— Start Data provided —

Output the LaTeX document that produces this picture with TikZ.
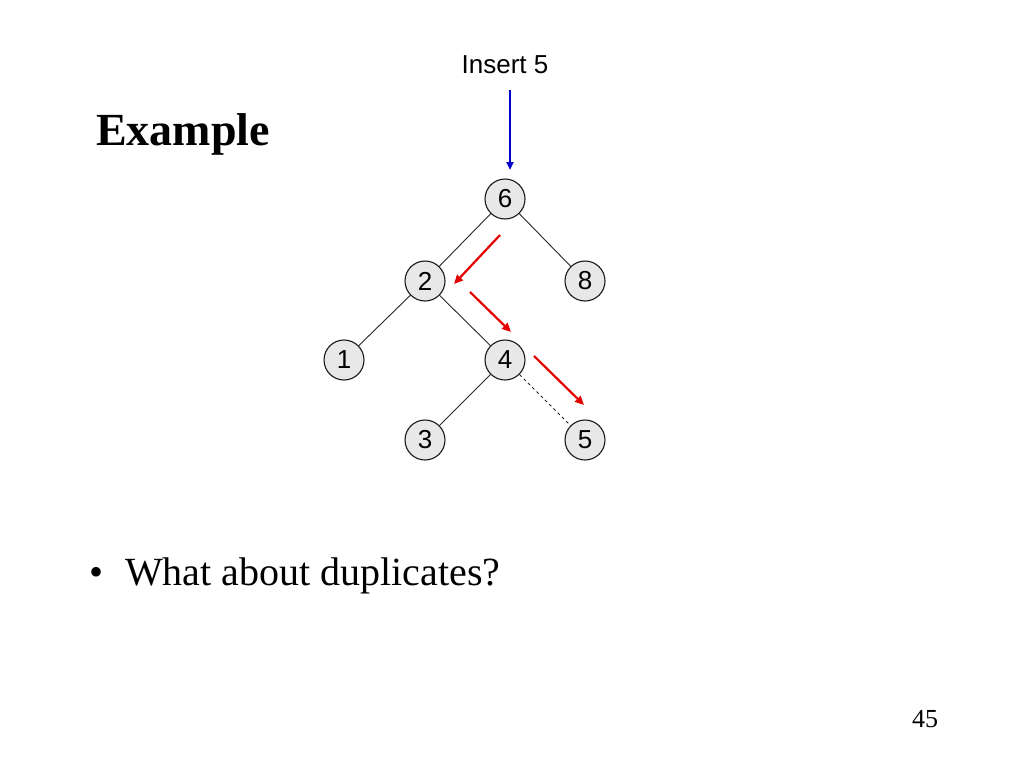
\documentclass[tikz,border=0pt]{standalone}
\usepackage{fontspec}
\setmainfont{Liberation Serif}
\newfontfamily\arial{Liberation Sans}
\usetikzlibrary{arrows.meta}
\begin{document}
\begin{tikzpicture}[x=1pt,y=-1pt,
  tnode/.style={circle,draw=black!90,fill=black!9,line width=1.1pt,minimum size=40pt,inner sep=0pt,font=\arial\fontsize{26}{28}\selectfont},
  tedge/.style={line width=0.9pt,draw=black!85},
  redarrow/.style={draw=red!90!black,line width=2.2pt,-{Triangle[length=9pt,width=8pt]}},
  bluearrow/.style={draw=blue!80!black,line width=2pt,-{Triangle[length=8pt,width=7pt]}}
]
\useasboundingbox (0,0) rectangle (1024,768);
\node (n6) [tnode] at (505,199) {6};
\node (n2) [tnode] at (425,281) {2};
\node (n8) [tnode] at (585,281) {8};
\node (n1) [tnode] at (344,360) {1};
\node (n4) [tnode] at (505,360) {4};
\node (n3) [tnode] at (425,440) {3};
\node (n5) [tnode] at (585,440) {5};
\draw[tedge] (n6) -- (n2);
\draw[tedge] (n6) -- (n8);
\draw[tedge] (n2) -- (n1);
\draw[tedge] (n2) -- (n4);
\draw[tedge] (n4) -- (n3);
\draw[tedge,dashed] (n4) -- (n5);
\node (ins) [font=\arial\fontsize{26}{28}\selectfont] at (505,65) {Insert 5};
\coordinate (b1) at (510,90);
\coordinate (b2) at (510,170);
\draw[bluearrow] (b1) -- (b2);
\coordinate (r1a) at (500,235);
\coordinate (r1b) at (454,284);
\coordinate (r2a) at (470,292);
\coordinate (r2b) at (511,332);
\coordinate (r3a) at (534,356);
\coordinate (r3b) at (584,405);
\draw[redarrow] (r1a) -- (r1b);
\draw[redarrow] (r2a) -- (r2b);
\draw[redarrow] (r3a) -- (r3b);
\node (title) [anchor=base west,inner sep=0pt,font=\bfseries\fontsize{46}{50}\selectfont] at (96,145) {Example};
\node (bul) [anchor=base west,inner sep=0pt,font=\fontsize{40}{44}\selectfont] at (89,585) {\textbullet};
\node (dup) [anchor=base west,inner sep=0pt,font=\fontsize{40}{44}\selectfont] at (125,585) {What about duplicates?};
\node (pg) [anchor=base,inner sep=0pt,font=\fontsize{26}{28}\selectfont] at (925,727) {45};
\end{tikzpicture}
\end{document}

— End Data provided —

> _What is expected_:
Keep the pictures out of the copy and return the rest of the data above exactly.

> _Answer below_:
Output the LaTeX document that produces this picture with TikZ.
\documentclass[tikz,border=0pt]{standalone}
\usepackage{fontspec}
\setmainfont{Liberation Serif}
\newfontfamily\arial{Liberation Sans}
\usetikzlibrary{arrows.meta}
\begin{document}
\begin{tikzpicture}[x=1pt,y=-1pt,
  tnode/.style={circle,draw=black!90,fill=black!9,line width=1.1pt,minimum size=40pt,inner sep=0pt,font=\arial\fontsize{26}{28}\selectfont},
  tedge/.style={line width=0.9pt,draw=black!85},
  redarrow/.style={draw=red!90!black,line width=2.2pt,-{Triangle[length=9pt,width=8pt]}},
  bluearrow/.style={draw=blue!80!black,line width=2pt,-{Triangle[length=8pt,width=7pt]}}
]
\useasboundingbox (0,0) rectangle (1024,768);
\node (n6) [tnode] at (505,199) {6};
\node (n2) [tnode] at (425,281) {2};
\node (n8) [tnode] at (585,281) {8};
\node (n1) [tnode] at (344,360) {1};
\node (n4) [tnode] at (505,360) {4};
\node (n3) [tnode] at (425,440) {3};
\node (n5) [tnode] at (585,440) {5};
\draw[tedge] (n6) -- (n2);
\draw[tedge] (n6) -- (n8);
\draw[tedge] (n2) -- (n1);
\draw[tedge] (n2) -- (n4);
\draw[tedge] (n4) -- (n3);
\draw[tedge,dashed] (n4) -- (n5);
\node (ins) [font=\arial\fontsize{26}{28}\selectfont] at (505,65) {Insert 5};
\coordinate (b1) at (510,90);
\coordinate (b2) at (510,170);
\draw[bluearrow] (b1) -- (b2);
\coordinate (r1a) at (500,235);
\coordinate (r1b) at (454,284);
\coordinate (r2a) at (470,292);
\coordinate (r2b) at (511,332);
\coordinate (r3a) at (534,356);
\coordinate (r3b) at (584,405);
\draw[redarrow] (r1a) -- (r1b);
\draw[redarrow] (r2a) -- (r2b);
\draw[redarrow] (r3a) -- (r3b);
\node (title) [anchor=base west,inner sep=0pt,font=\bfseries\fontsize{46}{50}\selectfont] at (96,145) {Example};
\node (bul) [anchor=base west,inner sep=0pt,font=\fontsize{40}{44}\selectfont] at (89,585) {\textbullet};
\node (dup) [anchor=base west,inner sep=0pt,font=\fontsize{40}{44}\selectfont] at (125,585) {What about duplicates?};
\node (pg) [anchor=base,inner sep=0pt,font=\fontsize{26}{28}\selectfont] at (925,727) {45};
\end{tikzpicture}
\end{document}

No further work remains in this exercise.